▶ _INSTRUCTIONS TO FOLLOW_
Exclude pictures. Extract exactly the lines from the one that contains "Write the Plotly code for this chart." down to the one that contains "import plotly.graph_objects as go", both included.

■ ■ ■ ■ ■ ■ ■

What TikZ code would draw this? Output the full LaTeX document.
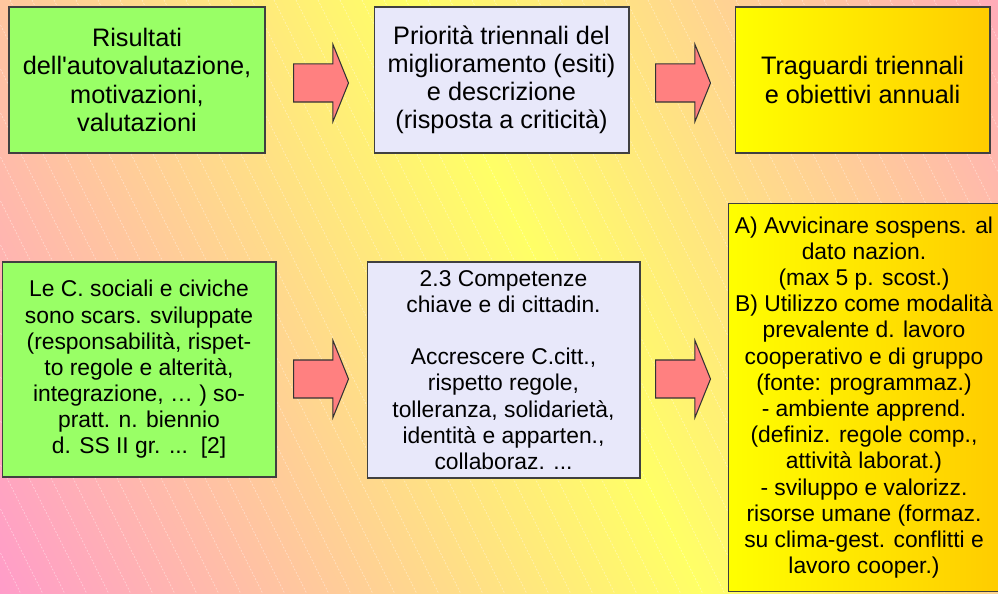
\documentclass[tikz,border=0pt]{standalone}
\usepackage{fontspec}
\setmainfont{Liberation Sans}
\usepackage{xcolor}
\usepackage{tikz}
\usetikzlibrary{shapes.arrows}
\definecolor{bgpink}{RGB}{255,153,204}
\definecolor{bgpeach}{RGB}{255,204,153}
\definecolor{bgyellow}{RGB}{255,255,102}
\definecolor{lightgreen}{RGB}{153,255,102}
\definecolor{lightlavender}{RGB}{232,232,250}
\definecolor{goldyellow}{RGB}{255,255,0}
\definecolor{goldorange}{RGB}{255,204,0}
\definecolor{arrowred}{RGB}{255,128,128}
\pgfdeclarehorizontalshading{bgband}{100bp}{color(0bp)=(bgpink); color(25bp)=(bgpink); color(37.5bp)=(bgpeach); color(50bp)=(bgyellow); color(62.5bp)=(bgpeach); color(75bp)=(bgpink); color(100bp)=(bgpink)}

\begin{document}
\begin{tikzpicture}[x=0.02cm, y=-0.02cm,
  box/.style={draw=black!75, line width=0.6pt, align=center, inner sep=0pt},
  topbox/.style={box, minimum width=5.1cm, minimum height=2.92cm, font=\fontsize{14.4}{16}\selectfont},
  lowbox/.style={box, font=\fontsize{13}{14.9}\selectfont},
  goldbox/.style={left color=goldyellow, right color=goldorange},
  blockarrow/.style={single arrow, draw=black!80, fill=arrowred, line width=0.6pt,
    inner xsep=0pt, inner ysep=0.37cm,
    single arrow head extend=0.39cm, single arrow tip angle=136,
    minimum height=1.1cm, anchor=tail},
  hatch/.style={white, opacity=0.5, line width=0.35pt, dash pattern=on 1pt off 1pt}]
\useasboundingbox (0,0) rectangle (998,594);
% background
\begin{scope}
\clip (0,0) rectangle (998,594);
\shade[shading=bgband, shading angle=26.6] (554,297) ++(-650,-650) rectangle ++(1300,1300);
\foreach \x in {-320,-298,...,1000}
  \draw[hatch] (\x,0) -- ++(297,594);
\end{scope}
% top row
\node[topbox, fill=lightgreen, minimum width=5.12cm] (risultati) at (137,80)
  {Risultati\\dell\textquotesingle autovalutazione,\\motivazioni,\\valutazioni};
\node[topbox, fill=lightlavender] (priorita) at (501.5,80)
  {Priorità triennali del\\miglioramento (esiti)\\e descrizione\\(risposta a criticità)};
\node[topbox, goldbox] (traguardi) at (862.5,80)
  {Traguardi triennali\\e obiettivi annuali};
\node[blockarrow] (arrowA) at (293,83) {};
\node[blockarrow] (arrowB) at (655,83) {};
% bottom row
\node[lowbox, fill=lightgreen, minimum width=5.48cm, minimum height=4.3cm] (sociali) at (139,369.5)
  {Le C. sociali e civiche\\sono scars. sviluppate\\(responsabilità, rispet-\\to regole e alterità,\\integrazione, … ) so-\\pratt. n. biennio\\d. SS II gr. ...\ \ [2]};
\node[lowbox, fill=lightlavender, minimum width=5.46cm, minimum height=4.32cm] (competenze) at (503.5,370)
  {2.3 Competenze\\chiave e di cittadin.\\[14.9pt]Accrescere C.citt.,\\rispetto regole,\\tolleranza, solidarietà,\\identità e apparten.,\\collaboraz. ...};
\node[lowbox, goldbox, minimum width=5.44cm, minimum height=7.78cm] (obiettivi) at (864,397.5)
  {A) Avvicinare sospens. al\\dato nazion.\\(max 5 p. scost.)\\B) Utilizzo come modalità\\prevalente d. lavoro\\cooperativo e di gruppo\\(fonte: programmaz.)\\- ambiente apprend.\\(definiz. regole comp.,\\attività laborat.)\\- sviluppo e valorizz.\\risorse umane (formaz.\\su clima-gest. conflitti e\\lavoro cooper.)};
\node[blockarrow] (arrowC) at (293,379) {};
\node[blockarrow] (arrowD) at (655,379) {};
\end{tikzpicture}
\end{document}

■ ■ ■ ■ ■ ■ ■

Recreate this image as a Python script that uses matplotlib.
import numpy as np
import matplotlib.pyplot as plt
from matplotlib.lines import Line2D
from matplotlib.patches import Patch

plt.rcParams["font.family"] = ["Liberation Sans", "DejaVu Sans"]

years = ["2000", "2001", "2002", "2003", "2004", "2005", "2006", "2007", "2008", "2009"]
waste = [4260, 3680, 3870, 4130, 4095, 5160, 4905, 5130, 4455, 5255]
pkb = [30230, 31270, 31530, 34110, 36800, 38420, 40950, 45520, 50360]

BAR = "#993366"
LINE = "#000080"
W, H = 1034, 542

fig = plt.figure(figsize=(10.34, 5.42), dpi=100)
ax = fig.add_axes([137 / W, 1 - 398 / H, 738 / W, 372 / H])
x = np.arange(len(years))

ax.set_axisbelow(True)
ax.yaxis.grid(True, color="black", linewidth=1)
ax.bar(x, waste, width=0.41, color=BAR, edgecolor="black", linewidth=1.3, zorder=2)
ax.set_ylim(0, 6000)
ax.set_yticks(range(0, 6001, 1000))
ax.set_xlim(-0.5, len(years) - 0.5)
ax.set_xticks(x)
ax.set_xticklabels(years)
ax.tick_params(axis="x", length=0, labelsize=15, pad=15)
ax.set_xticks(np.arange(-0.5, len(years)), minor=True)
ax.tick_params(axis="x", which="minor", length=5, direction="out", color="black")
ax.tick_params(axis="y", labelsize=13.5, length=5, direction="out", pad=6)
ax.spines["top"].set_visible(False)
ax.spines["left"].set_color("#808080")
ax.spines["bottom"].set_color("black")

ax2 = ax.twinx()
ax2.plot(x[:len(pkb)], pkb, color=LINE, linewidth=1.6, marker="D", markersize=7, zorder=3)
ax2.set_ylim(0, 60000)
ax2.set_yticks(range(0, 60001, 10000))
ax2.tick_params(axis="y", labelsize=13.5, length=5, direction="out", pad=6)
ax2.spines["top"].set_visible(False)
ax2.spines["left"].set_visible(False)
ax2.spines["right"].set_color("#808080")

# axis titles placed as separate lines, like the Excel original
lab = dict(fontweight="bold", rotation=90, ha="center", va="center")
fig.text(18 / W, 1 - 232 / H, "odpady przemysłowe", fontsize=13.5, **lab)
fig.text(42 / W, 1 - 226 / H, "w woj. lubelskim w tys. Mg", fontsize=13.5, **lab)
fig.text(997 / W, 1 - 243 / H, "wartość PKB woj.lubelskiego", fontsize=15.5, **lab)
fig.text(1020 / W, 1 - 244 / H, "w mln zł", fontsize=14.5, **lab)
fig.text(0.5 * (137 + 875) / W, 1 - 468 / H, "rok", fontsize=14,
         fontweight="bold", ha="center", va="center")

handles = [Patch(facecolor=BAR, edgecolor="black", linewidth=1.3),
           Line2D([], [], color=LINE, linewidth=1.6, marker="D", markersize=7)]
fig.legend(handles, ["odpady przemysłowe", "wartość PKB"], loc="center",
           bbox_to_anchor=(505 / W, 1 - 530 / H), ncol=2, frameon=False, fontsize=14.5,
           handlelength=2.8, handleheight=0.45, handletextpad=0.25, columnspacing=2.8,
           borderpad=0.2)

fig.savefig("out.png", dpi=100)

■ ■ ■ ■ ■ ■ ■

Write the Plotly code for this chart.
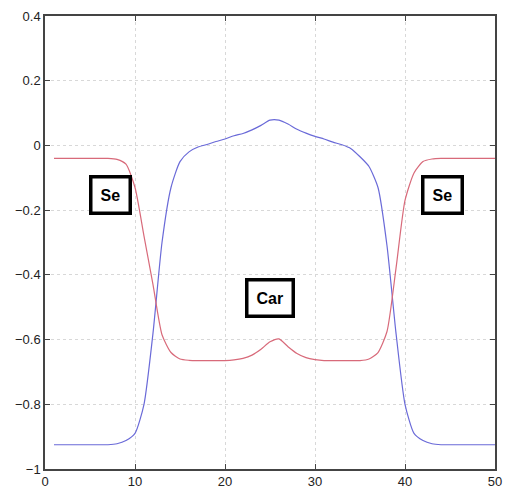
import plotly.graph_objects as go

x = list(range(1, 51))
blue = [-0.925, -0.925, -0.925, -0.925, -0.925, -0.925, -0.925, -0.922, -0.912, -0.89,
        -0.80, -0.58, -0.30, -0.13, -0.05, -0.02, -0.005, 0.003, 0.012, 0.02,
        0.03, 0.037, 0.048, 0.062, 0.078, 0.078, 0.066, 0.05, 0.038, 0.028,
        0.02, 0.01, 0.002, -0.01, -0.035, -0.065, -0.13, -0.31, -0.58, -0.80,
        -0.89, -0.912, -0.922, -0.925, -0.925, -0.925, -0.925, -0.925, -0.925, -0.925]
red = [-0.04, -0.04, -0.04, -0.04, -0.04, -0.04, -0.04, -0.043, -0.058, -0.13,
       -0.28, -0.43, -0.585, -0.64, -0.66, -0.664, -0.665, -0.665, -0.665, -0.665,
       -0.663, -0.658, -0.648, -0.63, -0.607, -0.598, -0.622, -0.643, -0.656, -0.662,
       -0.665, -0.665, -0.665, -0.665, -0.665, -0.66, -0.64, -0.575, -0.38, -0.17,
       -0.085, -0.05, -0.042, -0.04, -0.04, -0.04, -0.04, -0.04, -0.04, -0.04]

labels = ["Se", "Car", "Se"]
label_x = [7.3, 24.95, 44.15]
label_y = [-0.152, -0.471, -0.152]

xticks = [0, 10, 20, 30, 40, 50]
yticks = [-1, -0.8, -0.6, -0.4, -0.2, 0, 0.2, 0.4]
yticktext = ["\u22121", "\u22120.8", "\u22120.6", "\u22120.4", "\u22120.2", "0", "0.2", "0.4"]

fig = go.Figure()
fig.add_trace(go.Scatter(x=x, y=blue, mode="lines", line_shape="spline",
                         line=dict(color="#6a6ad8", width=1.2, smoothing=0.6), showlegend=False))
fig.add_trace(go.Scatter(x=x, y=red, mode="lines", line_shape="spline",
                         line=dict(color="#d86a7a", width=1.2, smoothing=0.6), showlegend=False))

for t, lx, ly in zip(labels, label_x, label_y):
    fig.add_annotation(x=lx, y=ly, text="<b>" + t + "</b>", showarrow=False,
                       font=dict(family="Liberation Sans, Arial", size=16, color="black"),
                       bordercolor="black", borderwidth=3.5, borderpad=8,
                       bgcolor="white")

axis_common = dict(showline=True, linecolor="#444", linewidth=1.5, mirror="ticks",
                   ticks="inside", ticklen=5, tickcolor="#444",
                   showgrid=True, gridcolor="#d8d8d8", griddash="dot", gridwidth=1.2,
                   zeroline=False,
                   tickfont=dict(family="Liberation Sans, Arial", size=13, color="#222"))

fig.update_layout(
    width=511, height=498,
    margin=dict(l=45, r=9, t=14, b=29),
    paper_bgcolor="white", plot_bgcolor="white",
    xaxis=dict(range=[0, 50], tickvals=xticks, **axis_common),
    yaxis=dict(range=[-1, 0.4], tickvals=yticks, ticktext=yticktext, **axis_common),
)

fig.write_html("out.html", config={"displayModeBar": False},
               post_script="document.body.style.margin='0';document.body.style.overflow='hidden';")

■ ■ ■ ■ ■ ■ ■

▶ _WRITTEN SOLUTION_
Write the Plotly code for this chart.
import plotly.graph_objects as go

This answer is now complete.